*Data to use*
---+---

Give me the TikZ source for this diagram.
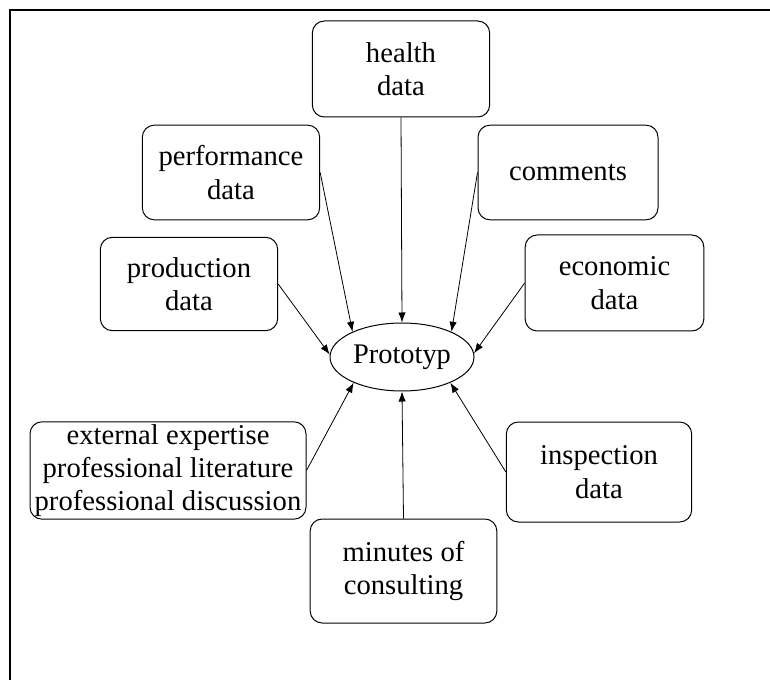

---+---

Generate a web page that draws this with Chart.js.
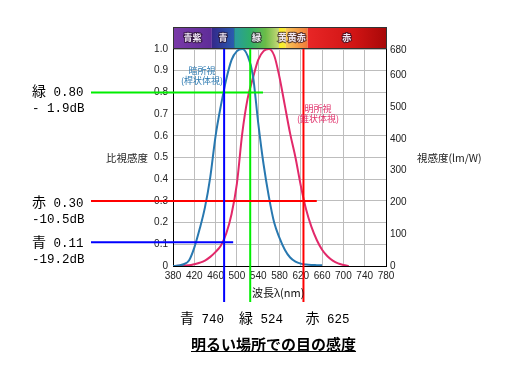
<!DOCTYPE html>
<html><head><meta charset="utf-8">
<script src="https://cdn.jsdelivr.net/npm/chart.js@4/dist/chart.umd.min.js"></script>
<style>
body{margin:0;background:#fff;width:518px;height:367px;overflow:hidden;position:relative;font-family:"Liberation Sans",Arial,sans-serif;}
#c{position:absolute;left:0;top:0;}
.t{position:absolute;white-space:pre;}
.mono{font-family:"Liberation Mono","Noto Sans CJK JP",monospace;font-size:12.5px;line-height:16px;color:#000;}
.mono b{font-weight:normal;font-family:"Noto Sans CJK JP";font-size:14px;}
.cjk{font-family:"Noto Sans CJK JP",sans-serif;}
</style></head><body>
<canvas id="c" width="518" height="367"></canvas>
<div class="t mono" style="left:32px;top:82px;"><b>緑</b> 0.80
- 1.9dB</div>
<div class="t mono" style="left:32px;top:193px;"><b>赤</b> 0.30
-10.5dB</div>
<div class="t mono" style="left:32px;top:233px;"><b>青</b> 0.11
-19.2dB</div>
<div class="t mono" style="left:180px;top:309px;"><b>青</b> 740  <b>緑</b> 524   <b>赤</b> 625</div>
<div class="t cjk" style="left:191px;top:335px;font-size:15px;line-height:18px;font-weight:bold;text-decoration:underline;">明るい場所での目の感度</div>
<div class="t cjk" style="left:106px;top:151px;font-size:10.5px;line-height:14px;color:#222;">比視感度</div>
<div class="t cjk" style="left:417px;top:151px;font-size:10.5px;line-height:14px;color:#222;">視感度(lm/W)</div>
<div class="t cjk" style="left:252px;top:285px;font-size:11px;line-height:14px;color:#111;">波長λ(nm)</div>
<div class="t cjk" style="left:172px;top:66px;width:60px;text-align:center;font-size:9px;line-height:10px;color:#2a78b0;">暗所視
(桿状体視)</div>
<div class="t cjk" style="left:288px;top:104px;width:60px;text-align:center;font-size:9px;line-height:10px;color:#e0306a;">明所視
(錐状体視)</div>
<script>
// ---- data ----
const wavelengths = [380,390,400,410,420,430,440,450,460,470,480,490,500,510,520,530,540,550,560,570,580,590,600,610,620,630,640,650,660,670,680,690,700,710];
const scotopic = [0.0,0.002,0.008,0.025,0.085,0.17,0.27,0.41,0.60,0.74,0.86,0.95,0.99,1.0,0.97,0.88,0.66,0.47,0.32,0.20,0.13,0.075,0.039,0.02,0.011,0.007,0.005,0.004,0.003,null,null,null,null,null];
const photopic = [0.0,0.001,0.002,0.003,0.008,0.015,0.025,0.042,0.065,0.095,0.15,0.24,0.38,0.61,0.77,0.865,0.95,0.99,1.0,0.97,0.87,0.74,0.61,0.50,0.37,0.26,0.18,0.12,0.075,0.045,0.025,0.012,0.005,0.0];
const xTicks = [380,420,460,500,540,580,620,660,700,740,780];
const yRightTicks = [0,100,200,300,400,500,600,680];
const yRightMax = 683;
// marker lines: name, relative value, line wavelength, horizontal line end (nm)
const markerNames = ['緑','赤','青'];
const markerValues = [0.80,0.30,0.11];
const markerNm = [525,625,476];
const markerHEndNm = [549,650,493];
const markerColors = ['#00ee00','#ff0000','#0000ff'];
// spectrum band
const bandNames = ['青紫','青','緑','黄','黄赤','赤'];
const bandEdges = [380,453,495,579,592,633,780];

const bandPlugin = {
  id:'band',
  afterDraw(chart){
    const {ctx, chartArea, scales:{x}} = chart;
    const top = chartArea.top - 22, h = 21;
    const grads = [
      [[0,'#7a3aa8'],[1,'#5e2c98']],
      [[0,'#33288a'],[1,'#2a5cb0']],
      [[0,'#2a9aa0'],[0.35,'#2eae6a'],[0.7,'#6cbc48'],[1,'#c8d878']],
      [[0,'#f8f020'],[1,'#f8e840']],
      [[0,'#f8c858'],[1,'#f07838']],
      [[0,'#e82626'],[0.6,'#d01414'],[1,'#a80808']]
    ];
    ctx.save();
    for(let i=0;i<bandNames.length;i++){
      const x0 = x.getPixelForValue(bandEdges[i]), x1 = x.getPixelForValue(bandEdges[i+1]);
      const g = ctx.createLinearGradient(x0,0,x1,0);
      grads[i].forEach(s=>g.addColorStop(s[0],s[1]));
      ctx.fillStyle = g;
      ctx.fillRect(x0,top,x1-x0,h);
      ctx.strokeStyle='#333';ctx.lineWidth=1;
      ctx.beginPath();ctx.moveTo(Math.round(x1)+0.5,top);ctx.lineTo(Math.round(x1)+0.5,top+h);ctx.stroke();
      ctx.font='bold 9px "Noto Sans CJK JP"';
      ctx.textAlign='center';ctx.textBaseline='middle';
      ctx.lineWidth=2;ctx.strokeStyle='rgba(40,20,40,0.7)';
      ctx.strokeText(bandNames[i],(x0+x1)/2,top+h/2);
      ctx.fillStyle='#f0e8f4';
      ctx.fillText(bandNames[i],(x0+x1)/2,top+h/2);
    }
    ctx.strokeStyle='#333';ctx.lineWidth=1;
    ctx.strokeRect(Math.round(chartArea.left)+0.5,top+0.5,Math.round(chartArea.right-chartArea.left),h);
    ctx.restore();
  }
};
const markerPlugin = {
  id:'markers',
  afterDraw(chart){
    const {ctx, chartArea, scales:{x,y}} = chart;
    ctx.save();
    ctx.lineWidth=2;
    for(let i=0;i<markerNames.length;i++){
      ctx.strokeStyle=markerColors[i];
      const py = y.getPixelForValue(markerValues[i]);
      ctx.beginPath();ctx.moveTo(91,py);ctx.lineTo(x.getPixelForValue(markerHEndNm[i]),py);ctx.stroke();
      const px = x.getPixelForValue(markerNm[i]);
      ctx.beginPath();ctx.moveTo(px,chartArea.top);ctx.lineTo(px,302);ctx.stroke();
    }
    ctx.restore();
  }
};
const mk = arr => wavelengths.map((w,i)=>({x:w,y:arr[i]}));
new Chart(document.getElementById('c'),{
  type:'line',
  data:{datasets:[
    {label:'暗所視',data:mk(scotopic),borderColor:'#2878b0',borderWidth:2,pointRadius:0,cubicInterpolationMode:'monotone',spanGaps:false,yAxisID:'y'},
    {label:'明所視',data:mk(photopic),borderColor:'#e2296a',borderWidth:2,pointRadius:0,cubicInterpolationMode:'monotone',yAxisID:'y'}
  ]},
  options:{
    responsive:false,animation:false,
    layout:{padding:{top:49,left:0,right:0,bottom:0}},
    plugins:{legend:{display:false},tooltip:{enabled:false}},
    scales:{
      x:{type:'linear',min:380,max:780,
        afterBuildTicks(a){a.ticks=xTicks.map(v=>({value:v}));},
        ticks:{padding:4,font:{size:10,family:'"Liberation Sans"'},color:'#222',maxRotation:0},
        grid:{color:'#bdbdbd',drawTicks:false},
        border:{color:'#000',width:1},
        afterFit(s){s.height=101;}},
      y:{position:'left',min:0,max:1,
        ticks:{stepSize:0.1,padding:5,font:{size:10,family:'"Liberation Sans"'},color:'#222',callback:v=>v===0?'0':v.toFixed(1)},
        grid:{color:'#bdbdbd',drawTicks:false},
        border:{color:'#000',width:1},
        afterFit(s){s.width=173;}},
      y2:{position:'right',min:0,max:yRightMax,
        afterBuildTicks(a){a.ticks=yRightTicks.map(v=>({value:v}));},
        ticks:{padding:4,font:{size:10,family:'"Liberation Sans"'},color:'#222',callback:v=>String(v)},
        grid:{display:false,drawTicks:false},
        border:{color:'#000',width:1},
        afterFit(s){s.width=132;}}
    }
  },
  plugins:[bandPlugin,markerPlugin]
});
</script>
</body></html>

---+---

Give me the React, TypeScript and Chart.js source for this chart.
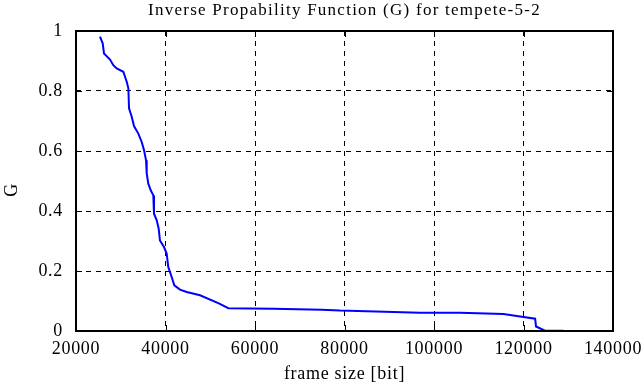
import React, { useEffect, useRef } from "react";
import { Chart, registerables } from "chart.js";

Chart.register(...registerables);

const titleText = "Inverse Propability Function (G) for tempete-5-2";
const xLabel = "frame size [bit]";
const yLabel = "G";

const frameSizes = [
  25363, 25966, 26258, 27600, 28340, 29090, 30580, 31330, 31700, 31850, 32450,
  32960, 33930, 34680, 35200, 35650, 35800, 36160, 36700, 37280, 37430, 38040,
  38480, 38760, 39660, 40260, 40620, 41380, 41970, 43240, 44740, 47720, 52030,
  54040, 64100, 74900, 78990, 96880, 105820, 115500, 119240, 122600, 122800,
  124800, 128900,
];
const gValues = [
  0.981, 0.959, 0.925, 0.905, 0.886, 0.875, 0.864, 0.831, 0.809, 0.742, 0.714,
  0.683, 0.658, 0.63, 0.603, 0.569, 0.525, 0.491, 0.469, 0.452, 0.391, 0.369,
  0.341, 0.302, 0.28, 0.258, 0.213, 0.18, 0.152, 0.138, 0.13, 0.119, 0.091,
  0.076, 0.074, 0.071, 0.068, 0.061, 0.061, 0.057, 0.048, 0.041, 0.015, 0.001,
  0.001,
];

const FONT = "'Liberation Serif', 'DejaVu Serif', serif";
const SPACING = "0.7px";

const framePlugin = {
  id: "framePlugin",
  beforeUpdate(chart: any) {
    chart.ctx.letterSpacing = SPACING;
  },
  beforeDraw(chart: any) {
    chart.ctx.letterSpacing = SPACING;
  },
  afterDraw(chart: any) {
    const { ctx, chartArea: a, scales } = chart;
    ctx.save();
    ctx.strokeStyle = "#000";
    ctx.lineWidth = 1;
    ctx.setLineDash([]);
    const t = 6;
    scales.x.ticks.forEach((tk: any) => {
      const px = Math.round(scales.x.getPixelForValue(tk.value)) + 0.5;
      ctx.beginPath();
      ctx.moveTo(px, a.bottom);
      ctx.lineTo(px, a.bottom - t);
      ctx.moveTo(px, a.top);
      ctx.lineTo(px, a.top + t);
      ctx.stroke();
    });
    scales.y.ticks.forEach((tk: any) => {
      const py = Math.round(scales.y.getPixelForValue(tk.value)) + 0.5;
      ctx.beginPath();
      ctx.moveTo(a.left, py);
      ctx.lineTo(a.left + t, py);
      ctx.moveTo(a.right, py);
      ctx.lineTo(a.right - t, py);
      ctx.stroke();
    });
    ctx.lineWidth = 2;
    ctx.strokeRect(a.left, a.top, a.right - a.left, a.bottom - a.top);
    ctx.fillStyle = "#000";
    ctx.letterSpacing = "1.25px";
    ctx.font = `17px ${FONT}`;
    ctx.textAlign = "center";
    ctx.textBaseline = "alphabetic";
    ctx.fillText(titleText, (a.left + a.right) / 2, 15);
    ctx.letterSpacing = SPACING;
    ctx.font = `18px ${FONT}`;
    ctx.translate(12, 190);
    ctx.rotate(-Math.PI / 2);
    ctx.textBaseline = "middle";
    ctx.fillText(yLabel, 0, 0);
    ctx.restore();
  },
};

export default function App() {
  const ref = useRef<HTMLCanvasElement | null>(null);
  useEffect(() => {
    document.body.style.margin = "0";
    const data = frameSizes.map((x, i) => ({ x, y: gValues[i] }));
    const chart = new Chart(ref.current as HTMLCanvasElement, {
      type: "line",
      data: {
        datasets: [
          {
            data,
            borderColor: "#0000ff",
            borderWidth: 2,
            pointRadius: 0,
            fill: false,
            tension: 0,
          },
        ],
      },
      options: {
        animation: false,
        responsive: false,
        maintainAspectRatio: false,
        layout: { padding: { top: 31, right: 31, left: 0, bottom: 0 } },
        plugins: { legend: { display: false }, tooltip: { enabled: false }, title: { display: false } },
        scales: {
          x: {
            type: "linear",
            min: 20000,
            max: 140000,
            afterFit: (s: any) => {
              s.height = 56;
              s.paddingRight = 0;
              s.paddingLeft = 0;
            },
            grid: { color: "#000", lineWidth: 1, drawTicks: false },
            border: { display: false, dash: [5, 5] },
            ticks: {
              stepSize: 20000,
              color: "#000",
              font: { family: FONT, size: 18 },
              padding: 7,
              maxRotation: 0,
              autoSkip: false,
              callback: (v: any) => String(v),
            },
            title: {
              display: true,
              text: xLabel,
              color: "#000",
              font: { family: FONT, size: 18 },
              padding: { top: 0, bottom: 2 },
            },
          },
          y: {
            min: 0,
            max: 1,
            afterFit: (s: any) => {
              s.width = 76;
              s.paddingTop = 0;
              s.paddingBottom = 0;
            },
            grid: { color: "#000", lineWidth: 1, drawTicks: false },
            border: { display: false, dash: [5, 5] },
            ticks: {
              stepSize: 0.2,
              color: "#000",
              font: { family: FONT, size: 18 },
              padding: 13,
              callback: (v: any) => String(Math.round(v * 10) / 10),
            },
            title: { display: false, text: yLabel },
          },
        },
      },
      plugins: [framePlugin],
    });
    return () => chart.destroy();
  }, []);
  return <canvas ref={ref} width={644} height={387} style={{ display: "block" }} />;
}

---+---

*Exercise*
Copy all lines above containing the string "React".

*Exercise response*
Give me the React, TypeScript and Chart.js source for this chart.
import React, { useEffect, useRef } from "react";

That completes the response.